Collected material:

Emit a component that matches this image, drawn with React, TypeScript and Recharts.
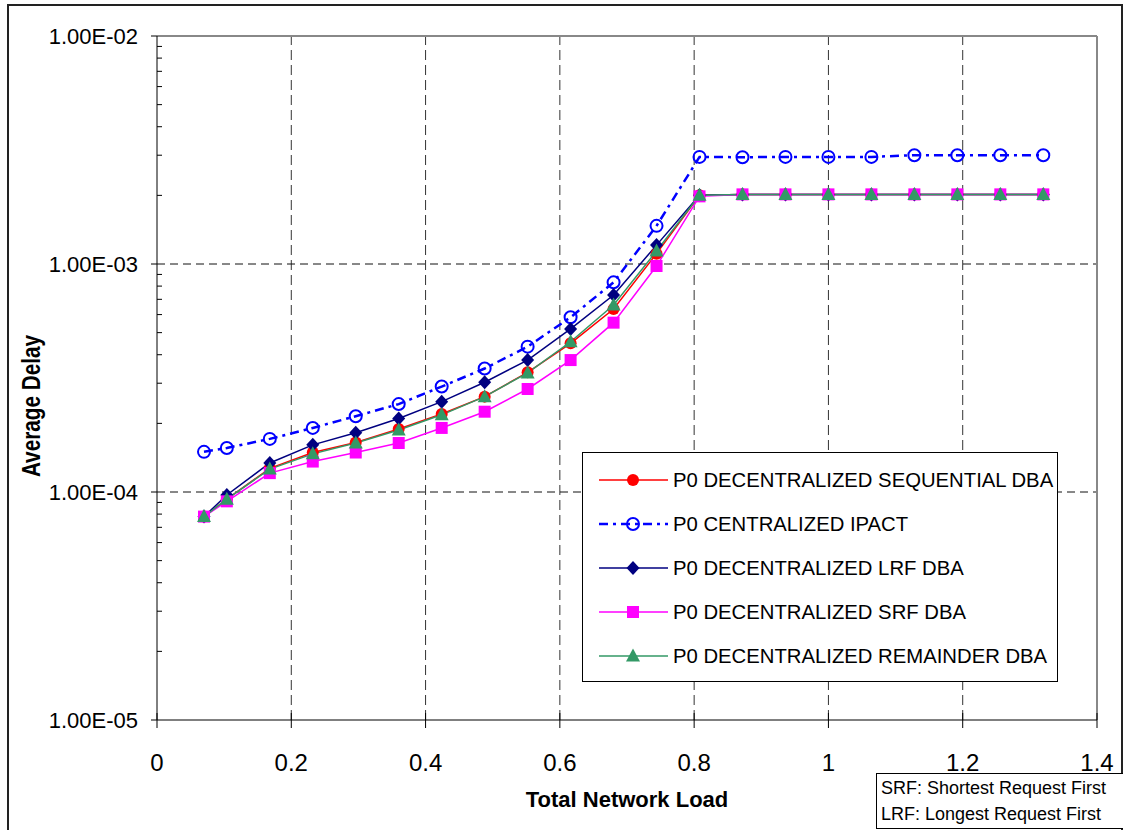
import React from "react";
import {
  LineChart,
  Line,
  XAxis,
  YAxis,
  Legend,
  ReferenceLine,
} from "recharts";

const FONT = '"Liberation Sans", Arial, sans-serif';

// total network load (x)
const loads = [
  0.07, 0.104, 0.168, 0.232, 0.296, 0.36, 0.424, 0.488, 0.552, 0.616, 0.68,
  0.744, 0.808, 0.872, 0.936, 1.0, 1.064, 1.128, 1.192, 1.256, 1.32,
];

// average delay per series
const sequential = [
  7.8e-5, 9.3e-5, 1.27e-4, 1.49e-4, 1.65e-4, 1.89e-4, 2.2e-4, 2.62e-4, 3.35e-4,
  4.49e-4, 6.35e-4, 1.11e-3, 2.0e-3, 2.02e-3, 2.02e-3, 2.02e-3, 2.02e-3,
  2.02e-3, 2.02e-3, 2.02e-3, 2.02e-3,
];
const ipact = [
  1.5e-4, 1.56e-4, 1.71e-4, 1.91e-4, 2.15e-4, 2.43e-4, 2.9e-4, 3.48e-4, 4.34e-4,
  5.84e-4, 8.31e-4, 1.47e-3, 2.95e-3, 2.94e-3, 2.95e-3, 2.95e-3, 2.95e-3,
  3.0e-3, 3.0e-3, 3.0e-3, 3.0e-3,
];
const lrf = [
  7.8e-5, 9.7e-5, 1.34e-4, 1.61e-4, 1.82e-4, 2.1e-4, 2.49e-4, 3.03e-4, 3.79e-4,
  5.19e-4, 7.31e-4, 1.21e-3, 2.0e-3, 2.02e-3, 2.02e-3, 2.02e-3, 2.02e-3,
  2.02e-3, 2.02e-3, 2.02e-3, 2.02e-3,
];
const srf = [
  7.8e-5, 9.1e-5, 1.21e-4, 1.36e-4, 1.49e-4, 1.64e-4, 1.91e-4, 2.25e-4, 2.83e-4,
  3.79e-4, 5.53e-4, 9.8e-4, 1.98e-3, 2.02e-3, 2.02e-3, 2.02e-3, 2.02e-3,
  2.02e-3, 2.02e-3, 2.02e-3, 2.02e-3,
];
const remainder = [
  7.8e-5, 9.3e-5, 1.26e-4, 1.47e-4, 1.64e-4, 1.87e-4, 2.18e-4, 2.62e-4, 3.33e-4,
  4.56e-4, 6.61e-4, 1.14e-3, 2.0e-3, 2.02e-3, 2.02e-3, 2.02e-3, 2.02e-3,
  2.02e-3, 2.02e-3, 2.02e-3, 2.02e-3,
];

const xTicks = [0, 0.2, 0.4, 0.6, 0.8, 1, 1.2, 1.4];
const xGrid = [0.2, 0.4, 0.6, 0.8, 1, 1.2];
const yTicks = [1e-5, 1e-4, 1e-3, 1e-2];
const yGrid = [1e-4, 1e-3];
const yMinor = [1e-5, 1e-4, 1e-3].flatMap((d) =>
  [2, 3, 4, 5, 6, 7, 8, 9].map((m) => m * d)
);
const yAllTicks = [...yTicks, ...yMinor].sort((a, b) => a - b);

const data = loads.map((x, i) => ({
  x,
  seq: sequential[i],
  ipact: ipact[i],
  lrf: lrf[i],
  srf: srf[i],
  rem: remainder[i],
}));

type Shape = "dot" | "ring" | "diamond" | "square" | "triangle";

const series: {
  key: string;
  name: string;
  color: string;
  shape: Shape;
  dash?: string;
  width: number;
}[] = [
  { key: "seq", name: "P0 DECENTRALIZED SEQUENTIAL DBA", color: "#ff0000", shape: "dot", width: 1.5 },
  { key: "ipact", name: "P0 CENTRALIZED IPACT", color: "#0000ff", shape: "ring", dash: "9 5 3 5", width: 2.5 },
  { key: "lrf", name: "P0 DECENTRALIZED LRF DBA", color: "#000080", shape: "diamond", width: 1.5 },
  { key: "srf", name: "P0 DECENTRALIZED SRF DBA", color: "#ff00ff", shape: "square", width: 1.5 },
  { key: "rem", name: "P0 DECENTRALIZED REMAINDER DBA", color: "#339966", shape: "triangle", width: 1.5 },
];

function Marker({ shape, color, cx, cy }: { shape: Shape; color: string; cx: number; cy: number }) {
  switch (shape) {
    case "dot":
      return <circle cx={cx} cy={cy} r={6} fill={color} />;
    case "ring":
      return <circle cx={cx} cy={cy} r={6} fill="none" stroke={color} strokeWidth={2} />;
    case "diamond":
      return <polygon points={`${cx},${cy - 7} ${cx + 6.5},${cy} ${cx},${cy + 7} ${cx - 6.5},${cy}`} fill={color} />;
    case "square":
      return <rect x={cx - 6} y={cy - 6} width={12} height={12} fill={color} />;
    default:
      return <polygon points={`${cx},${cy - 7.5} ${cx + 7},${cy + 5.5} ${cx - 7},${cy + 5.5}`} fill={color} />;
  }
}

const fmtExp = (v: number) => {
  const [m, e] = v.toExponential(2).split("e");
  const n = parseInt(e, 10);
  return `${m.toUpperCase()}E${n < 0 ? "-" : "+"}${String(Math.abs(n)).padStart(2, "0")}`;
};

// y tick: majors get a label and an outside tick, minors only a short inside tick
const Y_TICK = 6;
const Y_GAP = 13;
function YTick(props: any) {
  const { x, y, payload } = props;
  const v = payload.value;
  const ax = x + Y_TICK + Y_GAP;
  const major = yTicks.some((t) => Math.abs(t - v) / t < 1e-9);
  if (!major) {
    return <line x1={ax} x2={ax + 5} y1={y} y2={y} stroke="#000" strokeWidth={1} />;
  }
  return (
    <g>
      <line x1={ax - Y_TICK} x2={ax} y1={y} y2={y} stroke="#000" strokeWidth={1} />
      <text x={x} y={y} dy="0.355em" textAnchor="end" fontSize={22} fontFamily={FONT} fill="#000">
        {fmtExp(v)}
      </text>
    </g>
  );
}

// x tick: crosses the axis line, label below
const X_TICK = 8;
const X_GAP = 26;
function XTick(props: any) {
  const { x, y, payload } = props;
  const ay = y - X_TICK - X_GAP;
  return (
    <g>
      <line x1={x} x2={x} y1={ay - 7} y2={ay + X_TICK} stroke="#000" strokeWidth={1} />
      <text x={x} y={y} dy="0.71em" textAnchor="middle" fontSize={24} fontFamily={FONT} fill="#000">
        {payload.value}
      </text>
    </g>
  );
}

function LegendBox() {
  return (
    <div
      style={{
        width: 476,
        height: 230,
        boxSizing: "border-box",
        border: "1.5px solid #000",
        background: "#fff",
        paddingTop: 5,
        fontFamily: FONT,
      }}
    >
      {series.map((s) => (
        <div key={s.key} style={{ display: "flex", alignItems: "center", height: 44, whiteSpace: "nowrap" }}>
          <svg width={90} height={20} style={{ marginLeft: 16, flexShrink: 0 }}>
            <line x1={0} y1={10} x2={69} y2={10} stroke={s.color} strokeWidth={s.width} strokeDasharray={s.dash} />
            <Marker shape={s.shape} color={s.color} cx={34} cy={10} />
          </svg>
          <span style={{ fontSize: 20.3, color: "#000", marginLeft: -16 }}>{s.name}</span>
        </div>
      ))}
    </div>
  );
}

export default function App() {
  return (
    <div style={{ position: "absolute", left: 0, top: 0, width: 1123, height: 830, overflow: "hidden", background: "#fff" }}>
      <div
        style={{
          position: "absolute",
          left: 7,
          top: 4,
          width: 1116,
          height: 840,
          boxSizing: "border-box",
          border: "2px solid #222",
        }}
      />
      <div style={{ position: "absolute", left: 0, top: 0 }}>
        <LineChart width={1123} height={830} data={data} margin={{ top: 36, right: 26, bottom: 20, left: 27 }}>
          <XAxis
            dataKey="x"
            type="number"
            domain={[0, 1.4]}
            ticks={xTicks}
            interval={0}
            allowDataOverflow
            stroke="#000"
            tickSize={X_TICK}
            tickMargin={X_GAP}
            tickLine={false}
            height={90}
            tick={<XTick />}
            label={{
              content: (p: any) => {
                const vb = p.viewBox;
                return (
                  <text x={vb.x + vb.width / 2} y={vb.y + 87} textAnchor="middle" fontSize={22} fontWeight="bold" fontFamily={FONT} fill="#000">
                    Total Network Load
                  </text>
                );
              },
            }}
          />
          <YAxis
            yAxisId="main"
            type="number"
            scale="log"
            domain={[1e-5, 1e-2]}
            ticks={yAllTicks}
            interval={0}
            allowDataOverflow
            width={130}
            stroke="#000"
            tickSize={Y_TICK}
            tickMargin={Y_GAP}
            tickLine={false}
            tick={<YTick />}
            label={{
              content: () => {
                const cx = 40;
                const cy = 406;
                return (
                  <text
                    x={0}
                    y={0}
                    transform={`translate(${cx} ${cy}) rotate(-90) scale(0.83 1)`}
                    textAnchor="middle"
                    fontSize={25}
                    fontWeight="bold"
                    fontFamily={FONT}
                    fill="#000"
                  >
                    Average Delay
                  </text>
                );
              },
            }}
          />
          {xGrid.map((v) => (
            <ReferenceLine key={`vx${v}`} yAxisId="main" x={v} stroke="#333" strokeDasharray="10 5" />
          ))}
          {yGrid.map((v) => (
            <ReferenceLine key={`hy${v}`} yAxisId="main" y={v} stroke="#111" strokeDasharray="8 5" />
          ))}
          <ReferenceLine yAxisId="main" y={1e-2} stroke="#888" strokeWidth={2} />
          <ReferenceLine yAxisId="main" x={1.4} stroke="#888" strokeWidth={2} />
          <Legend
            layout="vertical"
            align="center"
            verticalAlign="middle"
            wrapperStyle={{ left: 582, top: 452, width: 476, height: 230 }}
            content={() => <LegendBox />}
          />
          {series.map((s) => (
            <Line
              key={s.key}
              yAxisId="main"
              dataKey={s.key}
              name={s.name}
              stroke={s.color}
              strokeWidth={s.width}
              strokeDasharray={s.dash}
              isAnimationActive={false}
              activeDot={false}
              dot={(p: any) => (
                <Marker key={`${s.key}-${p.index}`} shape={s.shape} color={s.color} cx={p.cx} cy={p.cy} />
              )}
            />
          ))}
        </LineChart>
      </div>
      <div
        style={{
          position: "absolute",
          left: 876,
          top: 773,
          width: 260,
          height: 56,
          boxSizing: "border-box",
          border: "1.5px solid #000",
          background: "#fff",
          fontFamily: FONT,
          fontSize: 18,
          lineHeight: "26px",
          paddingLeft: 4,
          paddingTop: 1,
          color: "#000",
        }}
      >
        <div>SRF: Shortest Request First</div>
        <div>LRF: Longest Request First</div>
      </div>
    </div>
  );
}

What is asked: Transcribe the opening line of the listing above, please, and every line after it through the line with "const yAllTicks = [...yTicks, ...yMinor].sort((a, b)", word for word, without pictures.

Written answer:
Emit a component that matches this image, drawn with React, TypeScript and Recharts.
import React from "react";
import {
  LineChart,
  Line,
  XAxis,
  YAxis,
  Legend,
  ReferenceLine,
} from "recharts";

const FONT = '"Liberation Sans", Arial, sans-serif';

// total network load (x)
const loads = [
  0.07, 0.104, 0.168, 0.232, 0.296, 0.36, 0.424, 0.488, 0.552, 0.616, 0.68,
  0.744, 0.808, 0.872, 0.936, 1.0, 1.064, 1.128, 1.192, 1.256, 1.32,
];

// average delay per series
const sequential = [
  7.8e-5, 9.3e-5, 1.27e-4, 1.49e-4, 1.65e-4, 1.89e-4, 2.2e-4, 2.62e-4, 3.35e-4,
  4.49e-4, 6.35e-4, 1.11e-3, 2.0e-3, 2.02e-3, 2.02e-3, 2.02e-3, 2.02e-3,
  2.02e-3, 2.02e-3, 2.02e-3, 2.02e-3,
];
const ipact = [
  1.5e-4, 1.56e-4, 1.71e-4, 1.91e-4, 2.15e-4, 2.43e-4, 2.9e-4, 3.48e-4, 4.34e-4,
  5.84e-4, 8.31e-4, 1.47e-3, 2.95e-3, 2.94e-3, 2.95e-3, 2.95e-3, 2.95e-3,
  3.0e-3, 3.0e-3, 3.0e-3, 3.0e-3,
];
const lrf = [
  7.8e-5, 9.7e-5, 1.34e-4, 1.61e-4, 1.82e-4, 2.1e-4, 2.49e-4, 3.03e-4, 3.79e-4,
  5.19e-4, 7.31e-4, 1.21e-3, 2.0e-3, 2.02e-3, 2.02e-3, 2.02e-3, 2.02e-3,
  2.02e-3, 2.02e-3, 2.02e-3, 2.02e-3,
];
const srf = [
  7.8e-5, 9.1e-5, 1.21e-4, 1.36e-4, 1.49e-4, 1.64e-4, 1.91e-4, 2.25e-4, 2.83e-4,
  3.79e-4, 5.53e-4, 9.8e-4, 1.98e-3, 2.02e-3, 2.02e-3, 2.02e-3, 2.02e-3,
  2.02e-3, 2.02e-3, 2.02e-3, 2.02e-3,
];
const remainder = [
  7.8e-5, 9.3e-5, 1.26e-4, 1.47e-4, 1.64e-4, 1.87e-4, 2.18e-4, 2.62e-4, 3.33e-4,
  4.56e-4, 6.61e-4, 1.14e-3, 2.0e-3, 2.02e-3, 2.02e-3, 2.02e-3, 2.02e-3,
  2.02e-3, 2.02e-3, 2.02e-3, 2.02e-3,
];

const xTicks = [0, 0.2, 0.4, 0.6, 0.8, 1, 1.2, 1.4];
const xGrid = [0.2, 0.4, 0.6, 0.8, 1, 1.2];
const yTicks = [1e-5, 1e-4, 1e-3, 1e-2];
const yGrid = [1e-4, 1e-3];
const yMinor = [1e-5, 1e-4, 1e-3].flatMap((d) =>
  [2, 3, 4, 5, 6, 7, 8, 9].map((m) => m * d)
);
const yAllTicks = [...yTicks, ...yMinor].sort((a, b) => a - b);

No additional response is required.